Records for this exercise >>
#####

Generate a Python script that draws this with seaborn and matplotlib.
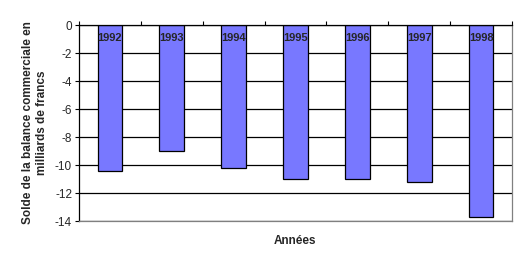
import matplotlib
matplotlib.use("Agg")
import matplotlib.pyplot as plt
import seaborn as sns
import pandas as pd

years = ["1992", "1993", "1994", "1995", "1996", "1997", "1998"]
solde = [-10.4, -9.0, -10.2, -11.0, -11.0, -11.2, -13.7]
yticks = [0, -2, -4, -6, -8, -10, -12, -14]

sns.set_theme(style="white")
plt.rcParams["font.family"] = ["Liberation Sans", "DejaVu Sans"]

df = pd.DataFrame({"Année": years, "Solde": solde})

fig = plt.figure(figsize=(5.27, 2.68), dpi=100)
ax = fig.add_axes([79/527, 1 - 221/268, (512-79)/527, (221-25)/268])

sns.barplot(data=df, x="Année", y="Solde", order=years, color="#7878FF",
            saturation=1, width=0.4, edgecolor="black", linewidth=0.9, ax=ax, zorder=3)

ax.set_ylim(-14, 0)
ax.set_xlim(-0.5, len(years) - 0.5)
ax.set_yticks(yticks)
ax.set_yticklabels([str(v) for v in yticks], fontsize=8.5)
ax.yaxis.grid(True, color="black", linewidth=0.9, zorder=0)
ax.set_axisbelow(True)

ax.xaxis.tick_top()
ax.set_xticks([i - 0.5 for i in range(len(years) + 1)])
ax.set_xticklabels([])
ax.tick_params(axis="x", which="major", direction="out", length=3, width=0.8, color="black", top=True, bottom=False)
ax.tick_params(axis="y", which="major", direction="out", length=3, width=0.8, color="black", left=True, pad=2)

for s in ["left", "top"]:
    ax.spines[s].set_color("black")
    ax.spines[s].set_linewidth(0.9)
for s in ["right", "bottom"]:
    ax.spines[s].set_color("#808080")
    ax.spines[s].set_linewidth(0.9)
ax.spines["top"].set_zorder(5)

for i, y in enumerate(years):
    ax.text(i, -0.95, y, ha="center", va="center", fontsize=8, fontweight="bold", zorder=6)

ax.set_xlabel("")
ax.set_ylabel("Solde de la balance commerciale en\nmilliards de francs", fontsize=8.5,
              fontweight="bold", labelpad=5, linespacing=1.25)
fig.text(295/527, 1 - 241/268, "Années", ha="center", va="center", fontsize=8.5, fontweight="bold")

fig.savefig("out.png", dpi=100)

#####

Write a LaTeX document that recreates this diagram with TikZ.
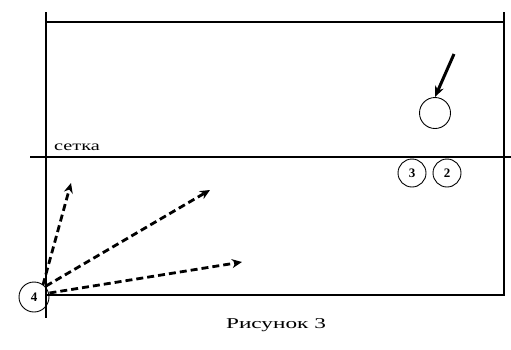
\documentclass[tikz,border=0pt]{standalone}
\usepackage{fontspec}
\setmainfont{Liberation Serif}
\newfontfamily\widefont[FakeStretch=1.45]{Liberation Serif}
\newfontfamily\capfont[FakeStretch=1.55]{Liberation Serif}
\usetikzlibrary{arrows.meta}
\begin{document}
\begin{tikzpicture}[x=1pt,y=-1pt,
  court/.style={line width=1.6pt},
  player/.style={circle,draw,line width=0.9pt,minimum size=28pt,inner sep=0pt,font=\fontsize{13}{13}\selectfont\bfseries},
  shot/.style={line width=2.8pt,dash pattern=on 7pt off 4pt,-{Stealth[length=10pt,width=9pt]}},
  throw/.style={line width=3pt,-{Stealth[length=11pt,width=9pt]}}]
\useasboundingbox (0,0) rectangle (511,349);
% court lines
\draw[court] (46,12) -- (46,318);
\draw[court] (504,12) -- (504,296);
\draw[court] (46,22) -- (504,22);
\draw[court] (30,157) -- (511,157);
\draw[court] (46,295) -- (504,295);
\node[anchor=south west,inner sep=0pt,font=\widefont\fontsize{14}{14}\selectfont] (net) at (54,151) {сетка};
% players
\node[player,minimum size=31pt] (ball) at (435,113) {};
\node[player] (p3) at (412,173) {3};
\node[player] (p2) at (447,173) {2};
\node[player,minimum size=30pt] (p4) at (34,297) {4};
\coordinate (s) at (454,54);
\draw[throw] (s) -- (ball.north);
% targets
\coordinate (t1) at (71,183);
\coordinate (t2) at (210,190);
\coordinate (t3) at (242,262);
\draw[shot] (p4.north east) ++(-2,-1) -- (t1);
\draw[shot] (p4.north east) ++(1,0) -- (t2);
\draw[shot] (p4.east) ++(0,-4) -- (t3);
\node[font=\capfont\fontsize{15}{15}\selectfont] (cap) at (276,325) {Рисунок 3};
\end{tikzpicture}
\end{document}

#####

Task objective >> Taking the material above, give again exactly the lines from the one holding "Generate a Python" through the one holding "yticks = [0, -2, -4, -6, -8, -10, -12, -14]", with both ends and without pictures.

Written response >>
Generate a Python script that draws this with seaborn and matplotlib.
import matplotlib
matplotlib.use("Agg")
import matplotlib.pyplot as plt
import seaborn as sns
import pandas as pd

years = ["1992", "1993", "1994", "1995", "1996", "1997", "1998"]
solde = [-10.4, -9.0, -10.2, -11.0, -11.0, -11.2, -13.7]
yticks = [0, -2, -4, -6, -8, -10, -12, -14]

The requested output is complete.